To be honest, this blogger has never had much of an inclination towards romantic writing. Maybe the whole thing has been tainted by Mills and Boon and the recent turn towards so-called Mummy Porn, which gave the beleaguered bookselling industry a shot in the arm last year by dominating the bestsellers’ lists, but whose influence on long term reading habits is likely to be minimal.
Where I did enjoy romance was in the pastorals of Wordsworth – Tintern Abbey, although it may have had more to do with land than love, is possibly the best love poem I’ve ever read. Keats’s “Beauty is truth, truth beauty” was delightful, but Shelley and Byron are a little tainted by the faithlessness of their biographies (although the relationship between fidelity and love is a whole other discussion) and the breathless sonnets of Shakespeare could be a little hard to take.

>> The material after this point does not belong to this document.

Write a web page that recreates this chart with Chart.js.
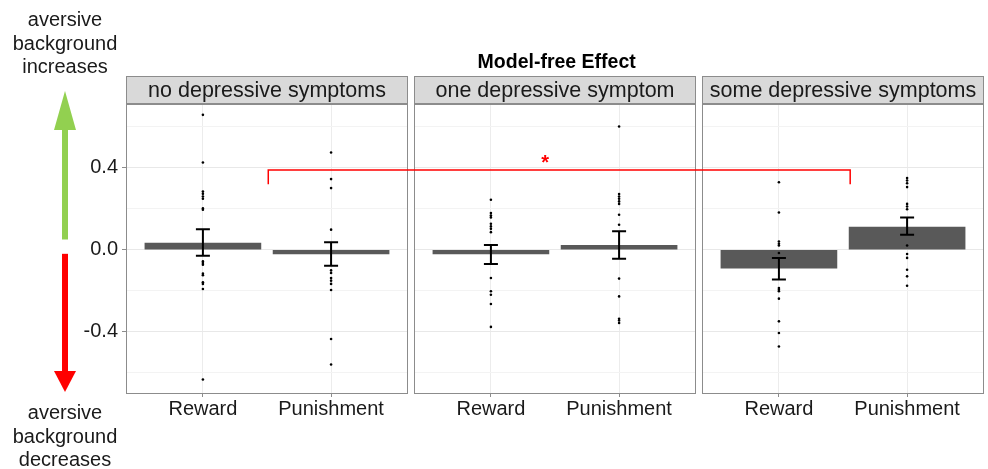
<!DOCTYPE html>
<html>
<head>
<meta charset="utf-8">
<script src="https://cdn.jsdelivr.net/npm/chart.js@4.4.1/dist/chart.umd.min.js"></script>
<style>
  html, body { margin: 0; padding: 0; background: #fff; }
  #wrap { position: relative; width: 988px; height: 469px; }
  canvas { position: absolute; left: 0; top: 0; }
</style>
</head>
<body>
<div id="wrap"><canvas id="chart" width="988" height="469"></canvas></div>
<script>
// panels and conditions
const panels = ['no depressive symptoms', 'one depressive symptom', 'some depressive symptoms'];
const conditions = ['Reward', 'Punishment'];

// x position of each bar (panel offset + category index), gap between panels is small
const panelStep = 2.247;
const xPos = [1, 2, 1 + panelStep, 2 + panelStep, 1 + 2 * panelStep, 2 + 2 * panelStep];

// means and error bar limits, order: panel1 R, panel1 P, panel2 R, panel2 P, panel3 R, panel3 P
const means = [0.033, -0.02, -0.02, 0.021, -0.09, 0.111];
const errLow = [-0.03, -0.078, -0.07, -0.044, -0.146, 0.073];
const errHigh = [0.1, 0.036, 0.023, 0.09, -0.041, 0.158];

// individual participants
const dots = [
  [0.659, 0.426, 0.284, 0.273, 0.26, 0.249, 0.202, 0.195, -0.057, -0.065, -0.073, -0.117, -0.125, -0.159, -0.167, -0.192, -0.634],
  [0.475, 0.345, 0.301, 0.098, -0.101, -0.114, -0.138, -0.151, -0.167, -0.197, -0.436, -0.561],
  [0.244, 0.179, 0.167, 0.158, 0.127, 0.114, 0.102, 0.086, -0.138, -0.203, -0.22, -0.265, -0.377],
  [0.602, 0.272, 0.26, 0.249, 0.236, 0.224, 0.171, 0.122, -0.141, -0.228, -0.337, -0.346, -0.358],
  [0.33, 0.182, 0.04, 0.029, 0.021, -0.016, -0.187, -0.195, -0.203, -0.239, -0.35, -0.407, -0.473],
  [0.35, 0.338, 0.325, 0.306, 0.224, 0.211, 0.198, 0.021, -0.021, -0.04, -0.098, -0.13, -0.176]
];

// significance bracket between panel 1 and panel 3
const bracketX = [1.51, 6.05];
const bracketY = [0.32, 0.39];
const starPos = { x: 3.67, y: 0.44 };

const yMin = -0.70, yMax = 0.712;
const xMin = 0.4, xMax = 2.6 + 2 * panelStep;

const barData = xPos.map((x, i) => ({ x: x, y: means[i] }));
const dotData = [];
dots.forEach((list, i) => list.forEach(v => dotData.push({ x: xPos[i], y: v })));
const bracketData = [
  { x: bracketX[0], y: bracketY[0] }, { x: bracketX[0], y: bracketY[1] },
  { x: bracketX[1], y: bracketY[1] }, { x: bracketX[1], y: bracketY[0] }
];

const FONT = 'Liberation Sans, Arial, sans-serif';

const facetPlugin = {
  id: 'facets',
  beforeDatasetsDraw(chart) {
    const ctx = chart.ctx;
    const xs = chart.scales.x;
    const ys = chart.scales.y;
    const top = chart.chartArea.top, bottom = chart.chartArea.bottom;
    ctx.save();
    // blank out the gaps between panels
    for (let p = 0; p < 2; p++) {
      const a = xs.getPixelForValue(2.6 + p * panelStep);
      const b = xs.getPixelForValue(0.4 + (p + 1) * panelStep);
      ctx.fillStyle = '#fff';
      ctx.fillRect(a, top - 1, b - a, bottom - top + 6);
    }
    for (let p = 0; p < 3; p++) {
      const l = Math.round(xs.getPixelForValue(0.4 + p * panelStep));
      const r = Math.round(xs.getPixelForValue(2.6 + p * panelStep));
      // panel border
      ctx.strokeStyle = '#8c8c8c';
      ctx.lineWidth = 1;
      ctx.strokeRect(l + 0.5, top + 0.5, r - l - 1, bottom - top);
      // strip
      ctx.fillStyle = '#d9d9d9';
      ctx.fillRect(l + 0.5, 76.5, r - l - 1, 27);
      ctx.strokeRect(l + 0.5, 76.5, r - l - 1, 27);
      ctx.fillStyle = '#1a1a1a';
      ctx.font = '21.5px ' + FONT;
      ctx.textAlign = 'center';
      ctx.textBaseline = 'middle';
      ctx.fillText(panels[p], (l + r) / 2, 91);
    }
    // title
    ctx.font = 'bold 19.5px ' + FONT;
    ctx.fillStyle = '#000';
    ctx.fillText('Model-free Effect', xs.getPixelForValue(3.76), 63);

    // left annotation arrows
    const ax = 65;
    const g0 = ys.getPixelForValue(0.05), g1 = ys.getPixelForValue(yMax);
    ctx.fillStyle = '#92d050';
    ctx.fillRect(ax - 3, g1 + 25, 6, g0 - g1 - 25);
    ctx.beginPath();
    ctx.moveTo(ax, g1 - 13); ctx.lineTo(ax - 11, g1 + 26); ctx.lineTo(ax + 11, g1 + 26); ctx.closePath();
    ctx.fill();
    const r0 = ys.getPixelForValue(-0.02), r1 = ys.getPixelForValue(yMin);
    ctx.fillStyle = '#ff0000';
    ctx.fillRect(ax - 3, r0, 6, r1 - r0 - 20);
    ctx.beginPath();
    ctx.moveTo(ax, r1 - 1); ctx.lineTo(ax - 11, r1 - 22); ctx.lineTo(ax + 11, r1 - 22); ctx.closePath();
    ctx.fill();

    ctx.fillStyle = '#1a1a1a';
    ctx.font = '20px ' + FONT;
    ctx.fillText('aversive', ax, 20);
    ctx.fillText('background', ax, 44);
    ctx.fillText('increases', ax, 67);
    ctx.fillText('aversive', ax, 413);
    ctx.fillText('background', ax, 437);
    ctx.fillText('decreases', ax, 460);
    ctx.restore();
  },
  afterDatasetsDraw(chart) {
    const ctx = chart.ctx;
    const xs = chart.scales.x;
    const ys = chart.scales.y;
    ctx.save();
    // error bars
    ctx.strokeStyle = '#000';
    ctx.lineWidth = 2;
    xPos.forEach((x, i) => {
      const px = xs.getPixelForValue(x);
      const lo = ys.getPixelForValue(errLow[i]);
      const hi = ys.getPixelForValue(errHigh[i]);
      ctx.beginPath();
      ctx.moveTo(px, lo); ctx.lineTo(px, hi);
      ctx.moveTo(px - 7, lo); ctx.lineTo(px + 7, lo);
      ctx.moveTo(px - 7, hi); ctx.lineTo(px + 7, hi);
      ctx.stroke();
    });
    // star
    ctx.fillStyle = '#ff0000';
    ctx.font = 'bold 20px ' + FONT;
    ctx.textAlign = 'center';
    ctx.textBaseline = 'middle';
    ctx.fillText('*', xs.getPixelForValue(starPos.x), ys.getPixelForValue(starPos.y) + 4);
    ctx.restore();
  }
};

new Chart(document.getElementById('chart'), {
  type: 'bar',
  data: {
    datasets: [
      {
        type: 'line',
        data: bracketData,
        borderColor: '#ff0000',
        borderWidth: 1.5,
        pointRadius: 0,
        fill: false,
        tension: 0,
        order: 0
      },
      {
        type: 'scatter',
        data: dotData,
        pointRadius: 1.3,
        pointBackgroundColor: '#000',
        pointBorderWidth: 0,
        order: 2
      },
      {
        data: barData,
        backgroundColor: '#595959',
        borderColor: '#595959',
        borderWidth: 0,
        barThickness: 116,
        order: 3
      }
    ]
  },
  options: {
    responsive: false,
    animation: false,
    layout: { padding: { left: 80, right: 1, top: 104, bottom: 36 } },
    plugins: {
      legend: { display: false },
      tooltip: { enabled: false }
    },
    scales: {
      x: {
        type: 'linear',
        min: xMin,
        max: xMax,
        offset: false,
        afterBuildTicks: s => { s.ticks = xPos.map(v => ({ value: v })); },
        afterFit: s => { s.height = 40; },
        ticks: {
          callback: (v, i) => conditions[i % 2],
          font: { family: FONT, size: 20 },
          color: '#1a1a1a',
          padding: 0,
          maxRotation: 0,
          autoSkip: false
        },
        grid: { color: '#ececec', offset: false, tickLength: 4, tickColor: '#8c8c8c', drawOnChartArea: true },
        border: { display: false }
      },
      y: {
        min: yMin,
        max: yMax,
        afterFit: s => { s.width = 46; },
        ticks: {
          stepSize: 0.2,
          includeBounds: false,
          callback: v => {
            if (Math.abs(v - 0.4) < 1e-6) return '0.4';
            if (Math.abs(v) < 1e-6) return '0.0';
            if (Math.abs(v + 0.4) < 1e-6) return '-0.4';
            return '';
          },
          font: { family: FONT, size: 20 },
          color: '#1a1a1a',
          padding: 4
        },
        grid: {
          color: ctx => {
            const v = ctx.tick ? ctx.tick.value : 0;
            return Math.abs(Math.round(v * 10) % 4) === 0 ? '#e8e8e8' : '#f3f3f3';
          },
          tickLength: 4,
          tickColor: ctx => {
            const v = ctx.tick ? ctx.tick.value : 0;
            return Math.abs(Math.round(v * 10) % 4) === 0 ? '#8c8c8c' : 'rgba(0,0,0,0)';
          }
        },
        border: { display: false }
      }
    }
  },
  plugins: [facetPlugin]
});
</script>
</body>
</html>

In latter decades much of the best love writing has taken place in song. It’s all subjective of course, but I’m not sure there’s a better relatively recent piece of romantic writing than Clifford T Ward’s Home Thoughts from Abroad, itself a riff on a Robert Browning poem about fields and thrushes.
Writing about love is a notoriously difficult thing to do well, of course. Many years have passed since the tempestuous affair of Henry Miller and Anais Nin created some intense and powerful love writing; anything bordering on sensual these days is as likely to end up competing for The Bad Sex Award.

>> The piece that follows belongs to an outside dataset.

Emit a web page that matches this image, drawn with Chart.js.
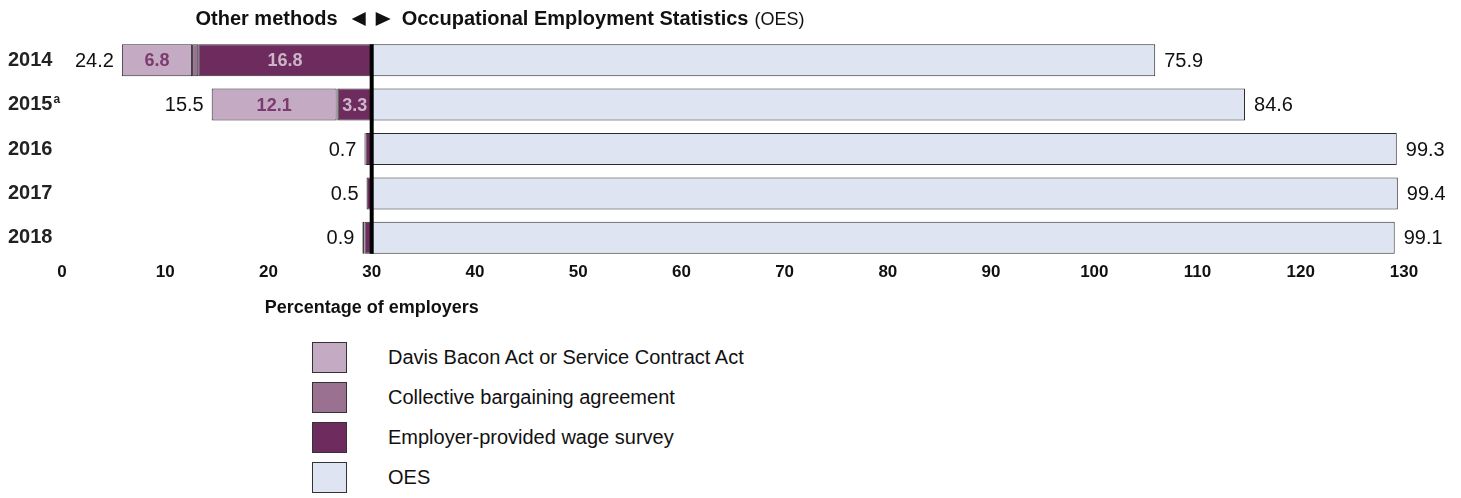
<!DOCTYPE html>
<html>
<head>
<meta charset="utf-8">
<script src="https://cdn.jsdelivr.net/npm/chart.js@4.4.1/dist/chart.umd.min.js"></script>
<style>
  body { margin: 0; background: #fff; font-family: "Liberation Sans", Arial, sans-serif; }
  #wrap { position: relative; width: 1461px; height: 330px; }
  .legend { position: absolute; left: 312px; top: 342px; }
  .item { display: flex; align-items: center; height: 31px; margin-bottom: 9px; }
  .box { width: 35px; height: 31px; border: 1px solid #333; box-sizing: border-box; margin-right: 41px; }
  .item span { font-size: 20px; color: #111; }
</style>
</head>
<body>
<div id="wrap"><canvas id="chart"></canvas></div>
<div class="legend" id="legend"></div>
<script>
// data
const years = ["2014", "2015", "2016", "2017", "2018"];
const davisBacon = [6.8, 12.1, 0, 0, 0.2];
const collective = [0.6, 0.1, 0.1, 0, 0];
const employerSurvey = [16.8, 3.3, 0.6, 0.5, 0.7];
const otherTotal = [24.2, 15.5, 0.7, 0.5, 0.9];
const oes = [75.9, 84.6, 99.3, 99.4, 99.1];
const xTicks = [0, 10, 20, 30, 40, 50, 60, 70, 80, 90, 100, 110, 120, 130];
const split = 30;

const seriesNames = ["Davis Bacon Act or Service Contract Act", "Collective bargaining agreement", "Employer-provided wage survey", "OES"];
const colors = ["#c4aac2", "#9b7191", "#6e2b5e", "#dee4f1"];

// floating bars: other methods grow left from the split, OES grows right
function seg(from, len) { return len > 0 ? [from - len, from] : null; }
const empBars = employerSurvey.map(v => seg(split, v));
const cbaBars = collective.map((v, i) => seg(split - employerSurvey[i], v));
const dbBars = davisBacon.map((v, i) => seg(split - employerSurvey[i] - collective[i], v));
const oesBars = oes.map(v => [split, split + v]);

const font = "Liberation Sans, Arial, sans-serif";

const labelPlugin = {
  id: "labels",
  afterDatasetsDraw(chart) {
    const c = chart.ctx, x = chart.scales.x, y = chart.scales.y;
    const xs = x.getPixelForValue(split);
    const bars = chart.getDatasetMeta(3).data;
    const first = bars[0], last = bars[bars.length - 1];
    c.save();
    // thick center line
    c.fillStyle = "#000";
    const top = first.y - first.height / 2, bottom = last.y + last.height / 2;
    c.fillRect(xs - 2, top, 4, bottom - top);

    c.textBaseline = "middle";
    years.forEach((yr, i) => {
      const yp = y.getPixelForValue(i) + 1;
      // inside labels
      c.font = "bold 18px " + font;
      c.textAlign = "center";
      if (davisBacon[i] >= 3) {
        const b = dbBars[i];
        c.fillStyle = "#7c3b70";
        c.fillText(davisBacon[i].toFixed(1), (x.getPixelForValue(b[0]) + x.getPixelForValue(b[1])) / 2, yp);
      }
      if (employerSurvey[i] >= 3) {
        const b = empBars[i];
        c.fillStyle = "#cbb5c8";
        c.fillText(employerSurvey[i].toFixed(1), (x.getPixelForValue(b[0]) + x.getPixelForValue(b[1])) / 2, yp);
      }
      // totals
      c.font = "20px " + font;
      c.fillStyle = "#111";
      c.textAlign = "right";
      c.fillText(otherTotal[i].toFixed(1), x.getPixelForValue(split - otherTotal[i]) - 8, yp);
      c.textAlign = "left";
      c.fillText(oes[i].toFixed(1), x.getPixelForValue(split + oes[i]) + 9, yp);
    });

    // superscript on 2015
    c.font = "bold 20px " + font;
    const w = c.measureText("2015").width;
    c.font = "bold 12px " + font;
    c.textAlign = "left";
    c.fillStyle = "#222";
    c.fillText("a", y.left + w + 1, y.getPixelForValue(1) - 5);

    // header, arrows sit on the split line
    const ty = 19;
    c.fillStyle = "#111";
    c.font = "bold 20px " + font;
    c.textAlign = "right";
    c.fillText("Other methods", xs - 34, ty);
    c.beginPath();
    c.moveTo(xs - 6, ty - 7); c.lineTo(xs - 6, ty + 7); c.lineTo(xs - 20, ty); c.closePath();
    c.moveTo(xs + 4, ty - 7); c.lineTo(xs + 4, ty + 7); c.lineTo(xs + 19, ty); c.closePath();
    c.fill();
    c.textAlign = "left";
    const right = "Occupational Employment Statistics";
    c.fillText(right, xs + 30, ty);
    const rw = c.measureText(right).width;
    c.font = "18px " + font;
    c.fillText("(OES)", xs + 30 + rw + 6, ty + 1);

    // axis title centred under the split
    c.font = "bold 18px " + font;
    c.textAlign = "center";
    c.fillText("Percentage of employers", xs, 308);
    c.restore();
  }
};

const ctx = document.querySelector("#chart");
new Chart(ctx, {
  type: "bar",
  data: {
    labels: years,
    datasets: [
      { label: seriesNames[0], data: dbBars, backgroundColor: colors[0] },
      { label: seriesNames[1], data: cbaBars, backgroundColor: colors[1] },
      { label: seriesNames[2], data: empBars, backgroundColor: colors[2] },
      { label: seriesNames[3], data: oesBars, backgroundColor: colors[3] }
    ].map(d => Object.assign(d, {
      borderColor: "#2a2a2a", borderWidth: 1, borderSkipped: false,
      grouped: false, barPercentage: 0.72, categoryPercentage: 1
    }))
  },
  options: {
    indexAxis: "y",
    responsive: true,
    maintainAspectRatio: false,
    animation: false,
    layout: { padding: { top: 38, left: 8, right: 57, bottom: 40 } },
    scales: {
      x: {
        min: 0, max: 130,
        afterBuildTicks: s => { s.ticks = xTicks.map(v => ({ value: v })); },
        afterFit: s => { s.height = 30; },
        grid: { display: false, drawTicks: false },
        border: { display: false },
        ticks: { color: "#111", font: { family: font, size: 17, weight: "bold" }, padding: 2 }
      },
      y: {
        afterFit: s => { s.width = 54; },
        grid: { display: false, drawTicks: false },
        border: { display: false },
        ticks: { crossAlign: "far", color: "#222", font: { family: font, size: 20, weight: "bold" } }
      }
    },
    plugins: { legend: { display: false }, tooltip: { enabled: false } }
  },
  plugins: [labelPlugin]
});

// legend below the chart
const legend = document.querySelector("#legend");
seriesNames.forEach((n, i) => {
  const row = document.createElement("div");
  row.className = "item";
  row.innerHTML = '<div class="box" style="background:' + colors[i] + '"></div><span>' + n + '</span>';
  legend.appendChild(row);
});
</script>
</body>
</html>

As far as Irish love writing goes, I’m not sure I can come up with solid examples that could stand up against anything international. It seems we might do other things – place (both grounded and restless), character, introversion, narrative voice – much better than something like love and romantic openness. A line from the Scorsese film The Departed springs to mind – I think it was Matt Damon’s character, summing up his second-generation Irish father: “He’s Irish; he’ll put up with something being wrong for the rest of his life.”

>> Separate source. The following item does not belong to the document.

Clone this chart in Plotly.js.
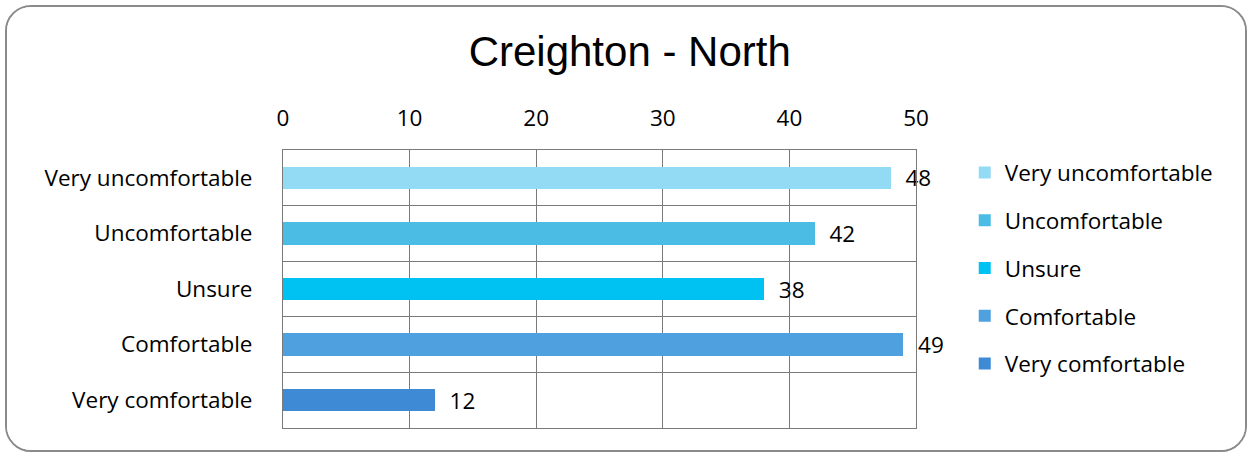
<!DOCTYPE html>
<html>
<head>
<meta charset="utf-8">
<script src="https://cdn.plot.ly/plotly-3.0.1.min.js"></script>
<style>
  body { margin: 0; background: #fff; }
  #frame {
    position: absolute; left: 5px; top: 5px;
    width: 1238px; height: 443px;
    border: 2px solid #8a8a8a; border-radius: 26px;
    overflow: hidden;
  }
  #myDiv { width: 1238px; height: 443px; }
</style>
</head>
<body>
<div id="frame"><div id="myDiv"></div></div>
<script>
var categories = ['Very uncomfortable', 'Uncomfortable', 'Unsure', 'Comfortable', 'Very comfortable'];
var counts = [48, 42, 38, 49, 12];
var colors = ['#93DAF5', '#4BBDE4', '#00C2F2', '#4FA0DF', '#3F8AD5'];

var labelFont = { family: 'Open Sans', size: 22.5, color: '#000' };

var data = categories.map(function (cat, i) {
   return {
      type: 'bar',
      orientation: 'h',
      name: cat,
      legendgroup: cat,
      y: [cat],
      x: [counts[i]],
      width: 0.4,
      text: [String(counts[i])],
      texttemplate: '  %{text}',
      textposition: 'outside',
      constraintext: 'none',
      cliponaxis: false,
      textfont: labelFont,
      marker: { color: colors[i] },
      hoverinfo: 'x+y'
   };
});

var layout = {
   width: 1238,
   height: 443,
   margin: { l: 276, r: 329, t: 143, b: 22 },
   paper_bgcolor: '#fff',
   plot_bgcolor: '#fff',
   barmode: 'stack',
   title: {
      text: 'Creighton - North',
      font: { family: 'Liberation Sans', size: 42, color: '#000' },
      x: 0.503, xanchor: 'center',
      yref: 'container', y: 0.9, yanchor: 'middle'
   },
   xaxis: {
      side: 'top',
      range: [0, 50],
      dtick: 10,
      showgrid: true,
      gridcolor: '#7a7a7a',
      gridwidth: 1,
      showline: true,
      linecolor: '#7a7a7a',
      mirror: true,
      zeroline: false,
      ticks: '',
      ticklabelstandoff: 14,
      tickfont: labelFont
   },
   yaxis: {
      type: 'category',
      categoryorder: 'array',
      categoryarray: categories,
      autorange: 'reversed',
      tickson: 'boundaries',
      showgrid: true,
      gridcolor: '#7a7a7a',
      gridwidth: 1,
      showline: true,
      linecolor: '#7a7a7a',
      mirror: true,
      ticks: '',
      ticklabelstandoff: 25,
      tickfont: labelFont
   },
   showlegend: true,
   legend: {
      x: 1.077, xanchor: 'left',
      y: 0.995, yanchor: 'top',
      traceorder: 'grouped',
      tracegroupgap: 15.5,
      itemwidth: 30,
      font: labelFont
   }
};

Plotly.newPlot('myDiv', data, layout, { displayModeBar: false, staticPlot: true });
</script>
</body>
</html>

Anyway, this has been a circuitous route to Seamus Heaney’s favourite love poem, written by Sir Thomas Wyatt in the 16th century, which was included in a Guardian piece first published last year.
William Wordsworth once wrote that he liked the sonnet because he was happy with the formal limits it imposed. He was ready to be “bound / Within the sonnet’s scanty plot of ground”. The great thing about this Thomas Wyatt sonnet, on the other hand, is the way the surge of desire seems to push against the form that “bounds” it, even as it obeys the requirements – 14 lines, octave and sestet, proper Petrarchan rhyme scheme.
“Whoso list to hunt” (an adaptation of a sonnet in Italian by Petrarch) is an allegory, but any suggestion of indirection or emotional distancing which that word contains is banished by the sheer pace and passion of the lines. The deer in the royal park, marked for the king (“Don’t touch me, I belong to Caesar”), has long been taken as a figure for Anne Boleyn, and Wyatt assumed to have been the lover/hunter denied all access to her. It is a great love poem because of its rhythmic energy, its syntactical drive, the way the bitter truths of denial and exclusion are transformed – transformed by creative stamina into a work that is lifted above bitterness by the artist’s joy in finding the right trope for his predicament. In a way, the final line retells the whole story: a wildness has been tamed in the writing, but it is the wildness that has given the poem its staying power.
“Whoso List to Hunt” by Sir Thomas Wyatt
Whoso list to hunt, I know where is an hind,
But as for me, alas, I may no more;
The vain travail hath wearied me so sore,
I am of them that furthest come behind.
Yet may I by no means my wearied mind
Draw from the deer, but as she fleeth afore
Fainting I follow; I leave off therefore,
Since in a net I seek to hold the wind.
Who list her hunt, I put him out of doubt,
As well as I, may spend his time in vain.
And graven with diamonds in letters plain,
There is written her fair neck round about,
“Noli me tangere, for Caesar’s I am,
And wild for to hold though I seem tame.”
A couple of great lines there:
“In a net I seek to hold the wind.”
“Wild for to hold though I seem tame.”
So two questions for anyone who’s made it all the way to here (thanks, by the way):
What’s your favorite piece of love writing?
And which Irish writers do it really well?